Желтухин учил Тютчева с 19 лет, стихи последнего цикла. Читал их: «Ангел мой, ты видишь ли меня...», хотя в 19 лет эти стихи не ранят.


Тайна опрощения Пастернака заключается и в том, что стихи из «Второго рождения», стихи из «1905 года» и «Лейтенанта Шмидта» ничуть не сложнее тех стихов из «Ранних поездов», которые объявлены началом перестройки, переделки, с отрицанием самого себя.

«Был утренник...», «Февраль, достать чернил...» — Пастернак сам считал необходимым оставить в своем наследии, не отрекаясь, как от «лучшего». Но тогда худшее — «Лейтенант Шмидт», «1905 год» — бракованные Пастернаком, а почему! Только не по формальной причине. «Второе рождение» не сложнее «Стихов из романа».


ед. хр. 39, оп. 3

Общая тетрадь белого цвета. На обложке надпись: «1971. I». Записаны стихи: «Приглядись к губам поэта...», «Поблескивает озеро...», «Смородинные четки...» и др.


25 декабря 1970. Новогодний сон 25 декабря 1970 года или сон в сочельник. Будто все, что со мной было, вся моя жизнь — всего этого не было — был лишь новогодний сон.
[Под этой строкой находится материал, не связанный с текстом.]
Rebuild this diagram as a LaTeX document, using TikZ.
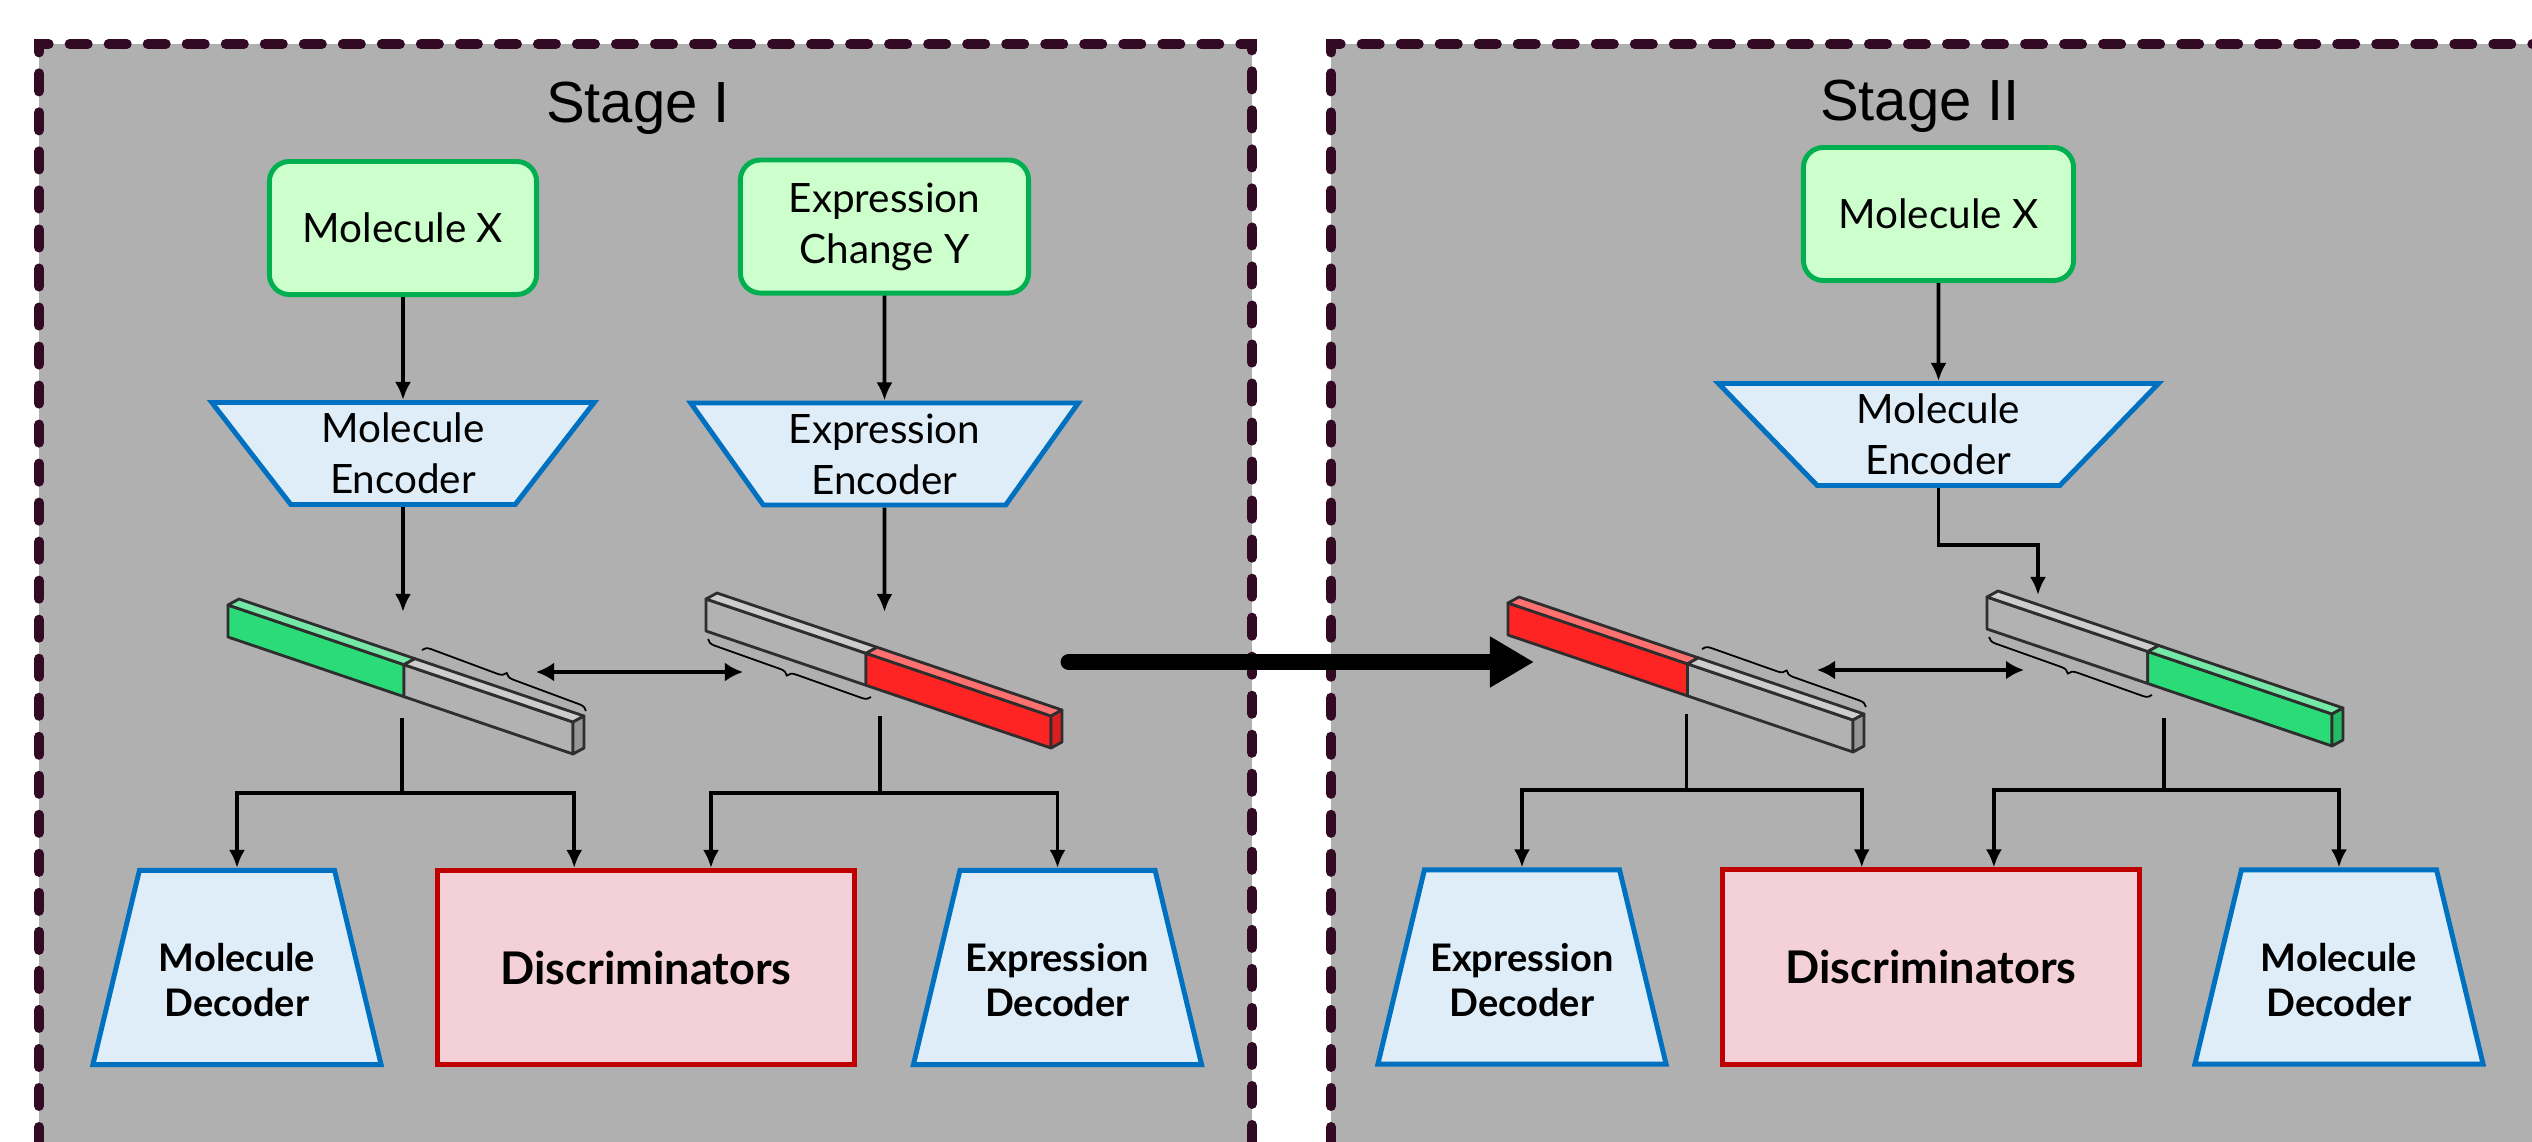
\documentclass[tikz,border=0pt]{standalone}
\usepackage{fontspec}
\newfontfamily\boxfont{Lato}
\newfontfamily\stagefont{Liberation Sans}
\usetikzlibrary{arrows.meta,calc,shapes.geometric,decorations.pathreplacing}

\definecolor{panelgray}{HTML}{B0B0B0}
\definecolor{dashcol}{HTML}{330A24}
\definecolor{boxgreen}{HTML}{00B050}
\definecolor{boxfill}{HTML}{CCFFCC}
\definecolor{encblue}{HTML}{0070C0}
\definecolor{encfill}{HTML}{DEEDF7}
\definecolor{discred}{HTML}{C00000}
\definecolor{discfill}{HTML}{F4D0D8}
\definecolor{bargreen}{HTML}{2ADB78}
\definecolor{barred}{HTML}{FF2424}
\definecolor{bargray}{HTML}{B2B2B2}
\definecolor{baredge}{HTML}{2E2E2E}

\tikzset{
  inbox/.style={draw=boxgreen, fill=boxfill, line width=1.4pt, rounded corners=0.2cm,
    minimum height=1.33cm, align=center, font=\boxfont\fontsize{11.5}{14.5}\selectfont},
  encoder/.style={trapezium, trapezium stretches=true, trapezium left angle=#1,
    trapezium right angle=#1, draw=encblue, fill=encfill, line width=1.4pt,
    minimum height=1.02cm, inner sep=0pt, align=center,
    font=\boxfont\fontsize{11.5}{14.5}\selectfont},
  decoder/.style={trapezium, trapezium stretches=true, trapezium left angle=76.6,
    trapezium right angle=76.6, draw=encblue, fill=encfill, line width=1.4pt,
    minimum width=2.88cm, minimum height=1.94cm, inner sep=2pt},
  dectext/.style={align=center, inner sep=0pt, yshift=-0.13cm,
    font=\boxfont\bfseries\fontsize{10.8}{12.8}\selectfont},
  discbox/.style={draw=discred, fill=discfill, line width=1.4pt, minimum width=4.17cm,
    minimum height=1.94cm, font=\boxfont\bfseries\fontsize{12.8}{15}\selectfont},
  stagelabel/.style={font=\stagefont\fontsize{16.5}{19}\selectfont, inner sep=0pt},
  arr/.style={-{Latex[length=0.18cm,width=0.16cm]}, line width=1.1pt},
  linkarrow/.style={{Latex[length=0.18cm,width=0.19cm]}-{Latex[length=0.18cm,width=0.19cm]},
    line width=1.2pt},
  stagearrow/.style={-{Triangle[length=0.44cm,width=0.48cm]}, line width=4.8pt, line cap=round},
  panelborder/.style={draw=dashcol, line width=2.85pt, line cap=round,
    dash pattern=on 0.18cm off 0.21cm, dash phase=0.24cm},
  barline/.style={draw=baredge, line width=0.8pt, line join=round},
  bracemark/.style={decorate, decoration={brace, amplitude=0.08cm}, line width=0.5pt},
}

% latent code: name, x, y, split, left colour, right colour
\newcommand{\latent}[6]{
  \pgfmathsetmacro{\splitx}{#4*345}
  \pgfmathsetmacro{\splity}{#4*117}
  \begin{scope}[shift={(#2,#3)}]
    \coordinate (#1) at (0,0);
    \filldraw[barline, fill=#5] (0,0) -- (\splitx,\splity) -- (\splitx,\splity+32) -- (0,32) -- cycle;
    \filldraw[barline, fill=#6] (\splitx,\splity) -- (345,117) -- (345,149) -- (\splitx,\splity+32) -- cycle;
    \filldraw[barline, fill=#5!65!white] (0,0) -- (11,-6) -- (\splitx+11,\splity-6) -- (\splitx,\splity) -- cycle;
    \filldraw[barline, fill=#6!65!white] (\splitx,\splity) -- (\splitx+11,\splity-6) -- (356,111) -- (345,117) -- cycle;
    \filldraw[barline, fill=#6!85!black] (345,117) -- (356,111) -- (356,143) -- (345,149) -- cycle;
  \end{scope}
}

\begin{document}
\begin{tikzpicture}[x=0.01cm, y=-0.01cm]
  \useasboundingbox (0,0) rectangle (2532,1142);
  \clip (0,0) rectangle (2532,1142);

  % panels
  \fill[panelgray] (39,44) rectangle (1252,1160);
  \draw[panelborder] (39,1160) -- (39,44) -- (1252,44) -- (1252,1160);
  \fill[panelgray] (1331,44) rectangle (2560,1160);
  \draw[panelborder] (1331,1160) -- (1331,44) -- (2560,44);

  \node[stagelabel, anchor=base] (stage1) at (638,122) {Stage I};
  \node[stagelabel, anchor=base] (stage2) at (1920,120) {Stage II};

  % stage I
  \node[inbox, minimum width=2.67cm] (molx1) at (403,228) {Molecule X};
  \node[inbox, minimum width=2.88cm] (expy1) at (884.5,226.5) {Expression\\Change Y};
  \node[encoder=125.4, minimum width=3.83cm] (menc1) at (403,453.5) {Molecule\\Encoder};
  \node[encoder=125.4, minimum width=3.90cm] (eenc1) at (884.5,454) {Expression\\Encoder};

  \latent{lat1}{228}{605}{0.51}{bargreen}{bargray}
  \latent{lat2}{706}{599}{0.464}{bargray}{barred}
  \draw[bracemark] ($(lat1)+(194,45)$) -- ($(lat1)+(358,106)$);
  \draw[bracemark] ($(lat2)+(165,98)$) -- ($(lat2)+(2,40)$);

  \coordinate (in1) at (403,612);
  \coordinate (in2) at (884.5,612);
  \draw[arr] (molx1) -- (menc1);
  \draw[arr] (expy1) -- (eenc1);
  \draw[arr] (menc1) -- (in1);
  \draw[arr] (eenc1) -- (in2);

  \coordinate (link1a) at (536,672);
  \coordinate (link1b) at (743,672);
  \draw[linkarrow] (link1a) -- (link1b);

  \node[decoder] (mdec1) at (237,967.5) {};
  \node[dectext] (mdec1t) at (mdec1.center) {Molecule\\Decoder};
  \node[discbox] (disc1) at (646,967.5) {Discriminators};
  \node[decoder] (edec1) at (1057.5,967.5) {};
  \node[dectext] (edec1t) at (edec1.center) {Expression\\Decoder};

  \coordinate (out1) at (402,718);
  \coordinate (fork1) at (402,793);
  \coordinate (out2) at (880,716);
  \coordinate (fork2) at (880,793);
  \draw[arr, -] (out1) -- (fork1);
  \draw[arr] (fork1) -| (mdec1.north);
  \draw[arr] (fork1) -| ($(disc1.north west)!0.33!(disc1.north east)$);
  \draw[arr, -] (out2) -- (fork2);
  \draw[arr] (fork2) -| ($(disc1.north west)!0.654!(disc1.north east)$);
  \draw[arr] (fork2) -| (edec1.north);

  % stage II
  \node[inbox, minimum width=2.70cm] (molx2) at (1938.5,214) {Molecule X};
  \node[encoder=129.4, minimum width=4.42cm] (menc2) at (1938.5,434.5) {Molecule\\Encoder};

  \latent{lat3}{1508}{603}{0.52}{barred}{bargray}
  \latent{lat4}{1987}{597}{0.466}{bargray}{bargreen}
  \draw[bracemark] ($(lat3)+(194,46)$) -- ($(lat3)+(358,104)$);
  \draw[bracemark] ($(lat4)+(165,98)$) -- ($(lat4)+(2,40)$);

  \coordinate (in3) at (2038,595);
  \draw[arr] (molx2) -- (menc2);
  \draw[arr] (menc2.south) -- ++(0,57) -| (in3);

  \coordinate (link2a) at (1817,670);
  \coordinate (link2b) at (2024,670);
  \draw[linkarrow] (link2a) -- (link2b);

  \node[decoder] (edec2) at (1522,967) {};
  \node[dectext] (edec2t) at (edec2.center) {Expression\\Decoder};
  \node[discbox] (disc2) at (1931,967) {Discriminators};
  \node[decoder] (mdec2) at (2339,967) {};
  \node[dectext] (mdec2t) at (mdec2.center) {Molecule\\Decoder};

  \coordinate (out3) at (1686.5,714);
  \coordinate (fork3) at (1686.5,790);
  \coordinate (out4) at (2164,718);
  \coordinate (fork4) at (2164,790);
  \draw[arr, -] (out3) -- (fork3);
  \draw[arr] (fork3) -| (edec2.north);
  \draw[arr] (fork3) -| ($(disc2.north west)!0.336!(disc2.north east)$);
  \draw[arr, -] (out4) -- (fork4);
  \draw[arr] (fork4) -| ($(disc2.north west)!0.649!(disc2.north east)$);
  \draw[arr] (fork4) -| (mdec2.north);

  % stage I to stage II
  \coordinate (go1) at (1069,662);
  \coordinate (go2) at (1534,662);
  \draw[stagearrow] (go1) -- (go2);
\end{tikzpicture}
\end{document}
26 декабря 1970 года. Бывают претенденты на будущее человечества, а бывают претенденты на прошлое. Но на прошлое — много претендентов, а на будущее — мало, но все же есть.


Если уж Пастернак не погиб от сотрудничества с таким антипоэтическим существом, как Ивинская[323], поэт и воистину бессмертен.


Лучшие стихи сняты:

1) Живопись

2) Инструмент

3) «Рассказано людям немного...»

4) Таруса

5) «Мы рубим стихи как болотную гать...»


Все — напечатано ранее, т. е. контроль усилился многократно. Из опубликованного ранее вошло только дерьмо двадцатилетней давности. Стихи о Пастернаке напечатаны в «Юности» и прорвавшие решение Фогельсона[324].

Но его расчет — детский расчет. Просто 1970/71 год — не 1967.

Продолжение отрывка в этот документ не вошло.